14. We are conscious that their Lordship s of the Supreme Court in Addl. CIT v. Chandra Vilas Hotel : 115ITR118(SC) directed the Gujarat High Court to call for a reference of an identical question, stating that it was a question of law. But on a closer examination it would appear that the case is distinguishable on facts. There, the Tribunal on the facts and in the circumstances of that case, held that the assessee was not guilty of any fraud or gross or wilful neglect in returning the income, which resulted in the income being returned at a figure lower than 80% of the income assessed.

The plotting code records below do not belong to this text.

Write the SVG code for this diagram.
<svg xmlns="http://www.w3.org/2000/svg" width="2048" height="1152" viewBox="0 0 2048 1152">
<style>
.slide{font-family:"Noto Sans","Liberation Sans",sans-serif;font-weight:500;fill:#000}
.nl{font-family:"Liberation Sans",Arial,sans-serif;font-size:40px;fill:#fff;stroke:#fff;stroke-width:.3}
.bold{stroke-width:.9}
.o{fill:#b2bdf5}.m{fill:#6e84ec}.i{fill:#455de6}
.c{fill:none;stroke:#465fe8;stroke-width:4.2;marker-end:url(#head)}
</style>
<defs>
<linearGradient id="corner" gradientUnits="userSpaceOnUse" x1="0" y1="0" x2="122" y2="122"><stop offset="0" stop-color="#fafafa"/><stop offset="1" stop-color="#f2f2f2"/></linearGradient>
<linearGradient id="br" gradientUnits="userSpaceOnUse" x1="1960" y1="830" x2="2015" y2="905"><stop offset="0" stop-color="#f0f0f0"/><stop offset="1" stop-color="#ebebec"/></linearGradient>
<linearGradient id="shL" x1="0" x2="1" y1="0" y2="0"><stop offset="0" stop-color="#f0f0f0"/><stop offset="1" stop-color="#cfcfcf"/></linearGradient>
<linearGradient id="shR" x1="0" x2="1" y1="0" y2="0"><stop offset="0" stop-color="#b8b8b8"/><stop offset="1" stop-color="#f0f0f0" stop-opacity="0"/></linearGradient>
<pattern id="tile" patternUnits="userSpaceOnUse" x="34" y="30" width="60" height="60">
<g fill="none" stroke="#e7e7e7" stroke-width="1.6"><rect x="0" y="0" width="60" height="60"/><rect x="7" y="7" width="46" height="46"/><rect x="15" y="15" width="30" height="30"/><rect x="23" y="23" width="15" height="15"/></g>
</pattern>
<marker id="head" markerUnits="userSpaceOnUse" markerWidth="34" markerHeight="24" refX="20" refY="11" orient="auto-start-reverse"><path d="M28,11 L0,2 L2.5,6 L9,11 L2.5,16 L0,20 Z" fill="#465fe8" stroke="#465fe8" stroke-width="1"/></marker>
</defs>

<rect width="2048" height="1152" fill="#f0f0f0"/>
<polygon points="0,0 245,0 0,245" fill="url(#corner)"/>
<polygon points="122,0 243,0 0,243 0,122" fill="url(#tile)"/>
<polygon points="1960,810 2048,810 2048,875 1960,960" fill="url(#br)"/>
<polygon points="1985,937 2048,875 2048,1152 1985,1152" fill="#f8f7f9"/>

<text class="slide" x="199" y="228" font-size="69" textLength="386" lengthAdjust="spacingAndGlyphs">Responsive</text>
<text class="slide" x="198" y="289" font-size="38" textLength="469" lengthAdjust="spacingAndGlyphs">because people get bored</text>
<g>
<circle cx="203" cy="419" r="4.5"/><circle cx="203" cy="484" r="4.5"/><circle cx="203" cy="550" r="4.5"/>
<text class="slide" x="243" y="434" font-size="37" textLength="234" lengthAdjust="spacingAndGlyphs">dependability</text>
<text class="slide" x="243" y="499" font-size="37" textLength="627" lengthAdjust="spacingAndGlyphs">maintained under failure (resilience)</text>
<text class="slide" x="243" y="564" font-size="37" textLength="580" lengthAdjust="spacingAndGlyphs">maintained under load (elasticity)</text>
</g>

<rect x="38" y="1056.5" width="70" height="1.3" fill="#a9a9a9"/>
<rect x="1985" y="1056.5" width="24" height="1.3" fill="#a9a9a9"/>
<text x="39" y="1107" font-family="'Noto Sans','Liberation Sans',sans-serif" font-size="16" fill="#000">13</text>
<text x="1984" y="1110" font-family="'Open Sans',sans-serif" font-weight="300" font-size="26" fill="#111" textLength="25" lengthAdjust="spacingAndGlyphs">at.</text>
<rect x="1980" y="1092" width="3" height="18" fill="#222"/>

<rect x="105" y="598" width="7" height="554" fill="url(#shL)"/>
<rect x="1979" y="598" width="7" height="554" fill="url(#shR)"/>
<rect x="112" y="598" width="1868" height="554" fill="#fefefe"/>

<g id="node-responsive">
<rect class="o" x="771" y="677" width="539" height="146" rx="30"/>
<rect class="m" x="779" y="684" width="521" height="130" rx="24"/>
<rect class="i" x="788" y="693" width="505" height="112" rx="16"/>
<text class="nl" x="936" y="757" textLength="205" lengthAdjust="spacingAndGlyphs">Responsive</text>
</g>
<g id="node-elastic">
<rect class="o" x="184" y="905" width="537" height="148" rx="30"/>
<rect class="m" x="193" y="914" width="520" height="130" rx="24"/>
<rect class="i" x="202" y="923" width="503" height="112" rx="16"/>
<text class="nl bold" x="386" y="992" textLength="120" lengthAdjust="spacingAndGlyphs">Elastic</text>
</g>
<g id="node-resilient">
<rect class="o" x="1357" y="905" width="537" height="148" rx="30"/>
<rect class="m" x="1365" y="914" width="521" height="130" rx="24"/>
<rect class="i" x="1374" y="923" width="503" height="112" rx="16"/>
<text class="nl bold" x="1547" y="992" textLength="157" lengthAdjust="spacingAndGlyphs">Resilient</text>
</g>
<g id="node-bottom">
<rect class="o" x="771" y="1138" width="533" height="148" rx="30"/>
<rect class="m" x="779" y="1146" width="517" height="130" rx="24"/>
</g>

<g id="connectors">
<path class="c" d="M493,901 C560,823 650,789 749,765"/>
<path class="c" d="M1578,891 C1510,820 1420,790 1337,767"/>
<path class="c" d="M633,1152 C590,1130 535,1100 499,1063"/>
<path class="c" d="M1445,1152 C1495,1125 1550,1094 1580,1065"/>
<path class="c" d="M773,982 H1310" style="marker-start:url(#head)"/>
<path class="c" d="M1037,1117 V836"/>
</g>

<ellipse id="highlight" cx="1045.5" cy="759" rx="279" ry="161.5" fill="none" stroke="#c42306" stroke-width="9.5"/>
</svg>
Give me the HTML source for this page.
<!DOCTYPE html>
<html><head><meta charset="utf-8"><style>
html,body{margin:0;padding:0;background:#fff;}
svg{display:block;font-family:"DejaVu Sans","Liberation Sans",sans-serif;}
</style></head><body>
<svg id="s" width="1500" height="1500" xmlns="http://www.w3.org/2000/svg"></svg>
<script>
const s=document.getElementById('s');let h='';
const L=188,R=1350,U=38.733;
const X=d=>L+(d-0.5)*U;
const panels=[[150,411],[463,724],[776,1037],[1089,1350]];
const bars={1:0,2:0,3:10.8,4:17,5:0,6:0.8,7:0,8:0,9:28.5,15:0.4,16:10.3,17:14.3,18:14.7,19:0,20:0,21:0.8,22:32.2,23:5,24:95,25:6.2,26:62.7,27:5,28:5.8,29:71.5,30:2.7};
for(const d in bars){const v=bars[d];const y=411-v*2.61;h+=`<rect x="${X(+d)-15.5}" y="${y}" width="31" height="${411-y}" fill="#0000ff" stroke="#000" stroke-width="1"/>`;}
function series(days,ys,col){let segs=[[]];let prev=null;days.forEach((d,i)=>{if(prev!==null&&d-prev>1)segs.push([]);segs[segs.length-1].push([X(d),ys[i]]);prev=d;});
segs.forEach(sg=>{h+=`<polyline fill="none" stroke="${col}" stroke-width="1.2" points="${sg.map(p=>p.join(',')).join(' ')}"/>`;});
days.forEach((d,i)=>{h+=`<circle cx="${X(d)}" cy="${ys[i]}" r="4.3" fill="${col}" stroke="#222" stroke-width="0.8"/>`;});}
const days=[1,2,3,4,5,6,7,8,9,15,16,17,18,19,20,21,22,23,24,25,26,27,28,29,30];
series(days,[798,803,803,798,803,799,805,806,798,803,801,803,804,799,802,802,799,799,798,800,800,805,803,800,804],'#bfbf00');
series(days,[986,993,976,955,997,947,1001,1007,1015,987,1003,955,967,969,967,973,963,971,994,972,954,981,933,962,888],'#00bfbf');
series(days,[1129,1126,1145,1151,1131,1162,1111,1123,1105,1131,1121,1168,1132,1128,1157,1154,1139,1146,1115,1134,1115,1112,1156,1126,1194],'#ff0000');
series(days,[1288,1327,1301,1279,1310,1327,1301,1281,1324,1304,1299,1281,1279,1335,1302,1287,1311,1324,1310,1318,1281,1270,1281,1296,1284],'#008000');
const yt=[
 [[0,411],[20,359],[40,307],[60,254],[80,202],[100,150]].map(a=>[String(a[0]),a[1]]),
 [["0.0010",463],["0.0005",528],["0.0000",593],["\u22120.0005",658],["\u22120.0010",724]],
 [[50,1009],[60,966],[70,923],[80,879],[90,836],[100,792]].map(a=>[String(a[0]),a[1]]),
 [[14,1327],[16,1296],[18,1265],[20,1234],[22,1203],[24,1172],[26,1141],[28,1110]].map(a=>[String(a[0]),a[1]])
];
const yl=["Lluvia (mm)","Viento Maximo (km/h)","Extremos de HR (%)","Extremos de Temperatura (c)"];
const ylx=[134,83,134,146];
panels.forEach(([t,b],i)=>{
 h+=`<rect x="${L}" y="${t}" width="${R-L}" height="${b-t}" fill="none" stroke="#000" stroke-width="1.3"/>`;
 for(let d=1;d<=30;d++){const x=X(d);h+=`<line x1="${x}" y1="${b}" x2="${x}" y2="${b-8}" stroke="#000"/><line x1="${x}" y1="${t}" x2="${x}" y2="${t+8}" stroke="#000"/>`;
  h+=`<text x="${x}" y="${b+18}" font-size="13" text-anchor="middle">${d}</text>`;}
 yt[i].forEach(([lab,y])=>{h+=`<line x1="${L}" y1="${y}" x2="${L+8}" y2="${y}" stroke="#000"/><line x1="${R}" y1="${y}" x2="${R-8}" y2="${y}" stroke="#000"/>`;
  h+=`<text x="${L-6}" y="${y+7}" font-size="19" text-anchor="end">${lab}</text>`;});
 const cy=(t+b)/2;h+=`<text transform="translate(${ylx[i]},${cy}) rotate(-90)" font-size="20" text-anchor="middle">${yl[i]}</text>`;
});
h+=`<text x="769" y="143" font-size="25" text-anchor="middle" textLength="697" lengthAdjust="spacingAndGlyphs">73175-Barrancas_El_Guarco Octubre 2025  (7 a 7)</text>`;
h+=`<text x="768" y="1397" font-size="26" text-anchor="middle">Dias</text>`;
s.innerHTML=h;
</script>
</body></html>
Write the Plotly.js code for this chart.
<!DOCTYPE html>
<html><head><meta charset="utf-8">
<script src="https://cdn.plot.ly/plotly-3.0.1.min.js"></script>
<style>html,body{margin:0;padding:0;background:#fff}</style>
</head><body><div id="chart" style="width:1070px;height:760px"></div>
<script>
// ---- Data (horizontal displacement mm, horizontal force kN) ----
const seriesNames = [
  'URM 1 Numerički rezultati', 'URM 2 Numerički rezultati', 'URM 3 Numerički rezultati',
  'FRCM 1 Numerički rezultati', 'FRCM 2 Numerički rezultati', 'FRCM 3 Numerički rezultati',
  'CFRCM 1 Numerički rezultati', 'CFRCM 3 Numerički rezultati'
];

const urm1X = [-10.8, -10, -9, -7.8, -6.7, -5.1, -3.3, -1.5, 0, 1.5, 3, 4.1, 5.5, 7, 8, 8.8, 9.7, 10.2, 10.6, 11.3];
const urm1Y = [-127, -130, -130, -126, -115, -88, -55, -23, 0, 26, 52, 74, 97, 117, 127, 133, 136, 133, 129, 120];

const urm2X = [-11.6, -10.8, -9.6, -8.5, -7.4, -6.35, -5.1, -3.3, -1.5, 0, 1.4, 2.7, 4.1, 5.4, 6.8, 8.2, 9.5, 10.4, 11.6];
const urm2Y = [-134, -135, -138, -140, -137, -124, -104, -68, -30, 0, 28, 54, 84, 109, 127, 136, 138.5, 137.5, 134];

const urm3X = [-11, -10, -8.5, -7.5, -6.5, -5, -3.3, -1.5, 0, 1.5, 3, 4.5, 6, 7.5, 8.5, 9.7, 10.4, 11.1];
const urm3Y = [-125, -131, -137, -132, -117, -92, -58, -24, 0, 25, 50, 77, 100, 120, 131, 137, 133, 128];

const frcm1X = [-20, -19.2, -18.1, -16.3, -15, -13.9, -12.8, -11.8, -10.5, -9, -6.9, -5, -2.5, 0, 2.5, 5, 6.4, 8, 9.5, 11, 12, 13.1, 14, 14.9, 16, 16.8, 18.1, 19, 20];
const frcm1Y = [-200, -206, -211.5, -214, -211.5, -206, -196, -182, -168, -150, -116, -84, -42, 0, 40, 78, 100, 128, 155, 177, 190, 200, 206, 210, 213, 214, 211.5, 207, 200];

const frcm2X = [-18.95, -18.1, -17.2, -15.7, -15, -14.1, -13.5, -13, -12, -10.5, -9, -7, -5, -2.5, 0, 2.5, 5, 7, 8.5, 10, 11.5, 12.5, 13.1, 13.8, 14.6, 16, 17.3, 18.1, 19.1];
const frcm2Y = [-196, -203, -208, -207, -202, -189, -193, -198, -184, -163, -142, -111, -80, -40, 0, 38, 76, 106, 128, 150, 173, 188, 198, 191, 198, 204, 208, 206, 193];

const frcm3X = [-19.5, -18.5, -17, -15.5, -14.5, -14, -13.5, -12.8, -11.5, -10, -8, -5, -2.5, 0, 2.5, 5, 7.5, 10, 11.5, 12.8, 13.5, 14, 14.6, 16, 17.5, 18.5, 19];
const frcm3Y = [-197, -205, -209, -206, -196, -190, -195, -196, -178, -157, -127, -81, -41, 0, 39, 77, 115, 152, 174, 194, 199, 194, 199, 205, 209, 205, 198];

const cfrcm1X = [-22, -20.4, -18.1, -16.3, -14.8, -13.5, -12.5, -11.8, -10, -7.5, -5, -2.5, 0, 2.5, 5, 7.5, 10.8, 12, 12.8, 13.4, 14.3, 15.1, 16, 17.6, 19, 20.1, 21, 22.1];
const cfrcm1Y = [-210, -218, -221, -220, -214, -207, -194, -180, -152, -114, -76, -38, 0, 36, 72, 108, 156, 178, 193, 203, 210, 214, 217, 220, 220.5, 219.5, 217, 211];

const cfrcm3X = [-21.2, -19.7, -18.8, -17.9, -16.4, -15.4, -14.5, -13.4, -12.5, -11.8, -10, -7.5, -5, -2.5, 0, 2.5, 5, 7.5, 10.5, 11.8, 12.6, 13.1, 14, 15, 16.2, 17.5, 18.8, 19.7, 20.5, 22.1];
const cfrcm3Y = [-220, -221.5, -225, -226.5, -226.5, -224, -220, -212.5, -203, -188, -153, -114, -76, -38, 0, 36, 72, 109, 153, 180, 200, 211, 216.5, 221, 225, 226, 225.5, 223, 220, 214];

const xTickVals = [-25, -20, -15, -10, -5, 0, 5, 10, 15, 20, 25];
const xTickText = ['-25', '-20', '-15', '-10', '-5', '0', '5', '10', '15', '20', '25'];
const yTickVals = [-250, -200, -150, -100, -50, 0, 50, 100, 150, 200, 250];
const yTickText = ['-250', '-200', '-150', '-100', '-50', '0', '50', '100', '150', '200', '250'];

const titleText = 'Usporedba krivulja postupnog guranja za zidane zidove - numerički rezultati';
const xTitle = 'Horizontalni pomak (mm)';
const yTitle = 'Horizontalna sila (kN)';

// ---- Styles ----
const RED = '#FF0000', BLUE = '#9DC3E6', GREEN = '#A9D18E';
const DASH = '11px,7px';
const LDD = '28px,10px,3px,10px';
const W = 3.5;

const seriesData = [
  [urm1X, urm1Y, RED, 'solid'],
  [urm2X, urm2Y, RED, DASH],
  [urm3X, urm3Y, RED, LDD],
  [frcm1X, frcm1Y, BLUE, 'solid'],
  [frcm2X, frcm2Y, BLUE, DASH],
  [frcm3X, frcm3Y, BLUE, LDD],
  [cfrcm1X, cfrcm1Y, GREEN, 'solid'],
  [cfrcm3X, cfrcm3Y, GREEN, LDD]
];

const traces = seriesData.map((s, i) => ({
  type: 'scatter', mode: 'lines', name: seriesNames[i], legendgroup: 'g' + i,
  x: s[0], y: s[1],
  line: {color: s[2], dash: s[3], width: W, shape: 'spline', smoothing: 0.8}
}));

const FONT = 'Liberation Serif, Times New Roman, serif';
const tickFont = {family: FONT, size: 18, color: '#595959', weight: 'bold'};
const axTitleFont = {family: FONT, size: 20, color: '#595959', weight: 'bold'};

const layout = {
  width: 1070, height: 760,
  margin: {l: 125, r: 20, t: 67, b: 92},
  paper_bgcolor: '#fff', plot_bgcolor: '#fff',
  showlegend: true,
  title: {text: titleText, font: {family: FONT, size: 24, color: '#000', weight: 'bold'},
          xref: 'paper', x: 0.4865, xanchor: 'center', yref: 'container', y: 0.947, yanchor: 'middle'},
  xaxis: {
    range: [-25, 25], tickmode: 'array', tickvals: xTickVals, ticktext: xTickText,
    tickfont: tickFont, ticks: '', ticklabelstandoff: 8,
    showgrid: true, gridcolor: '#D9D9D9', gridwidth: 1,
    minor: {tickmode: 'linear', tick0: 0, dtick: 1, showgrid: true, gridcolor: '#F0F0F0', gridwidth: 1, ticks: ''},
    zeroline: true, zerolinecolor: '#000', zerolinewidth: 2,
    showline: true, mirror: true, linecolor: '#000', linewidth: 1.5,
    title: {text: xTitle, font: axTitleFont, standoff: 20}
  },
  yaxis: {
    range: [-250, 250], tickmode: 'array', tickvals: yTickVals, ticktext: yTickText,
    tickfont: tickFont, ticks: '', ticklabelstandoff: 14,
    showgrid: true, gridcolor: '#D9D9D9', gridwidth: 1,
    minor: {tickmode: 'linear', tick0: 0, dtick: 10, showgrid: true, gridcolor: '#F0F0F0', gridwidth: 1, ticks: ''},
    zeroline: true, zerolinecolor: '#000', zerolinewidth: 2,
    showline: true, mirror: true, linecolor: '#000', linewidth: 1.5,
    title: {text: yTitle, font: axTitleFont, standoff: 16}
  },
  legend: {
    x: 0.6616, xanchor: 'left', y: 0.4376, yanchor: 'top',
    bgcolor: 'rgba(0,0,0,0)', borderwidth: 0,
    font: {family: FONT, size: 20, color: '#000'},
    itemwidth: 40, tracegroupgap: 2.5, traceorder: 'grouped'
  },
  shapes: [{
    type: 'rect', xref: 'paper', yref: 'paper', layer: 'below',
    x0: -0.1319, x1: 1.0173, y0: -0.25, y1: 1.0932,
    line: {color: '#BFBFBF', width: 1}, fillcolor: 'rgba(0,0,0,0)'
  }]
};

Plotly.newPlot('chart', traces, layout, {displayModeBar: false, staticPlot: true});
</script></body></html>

That was, therefore, a case directly covered by the Explanation to Section 271(1)(c). The question before their Lordships was whether the Tribunal was justified in arriving at that finding, contrary to the material on record. Their Lordships, therefore, framed question No, 1 as to whether the assessee had discharged the burden placed upon him under the Explanation. Then comes question No. 2, which is identical as in the present set of cases. In those circumstances, question No. 2, was, in our view, interdependent on question No. 1. It cannot, therefore, be said on the authority of their Lordships' decision in Addl. CIT v. Chandra Vilas Hotel : 115ITR118(SC) that the question as framed by itself amounted to a question of law. The question whether the Explanation applies or not depends on the facts and circumstances of each particular case. For similar reasons, our decision in CIT v. Satnam Malik (since reported in ), relied upon by Shri Lodha, learned counsel for the revenue, is clearly distinguishable on facts.
15. For all these reasons, these applications under Section 256(2) of the I.T. Act, 1961, must fail and are accordingly dismissed. There shall, however, be no order as to costs.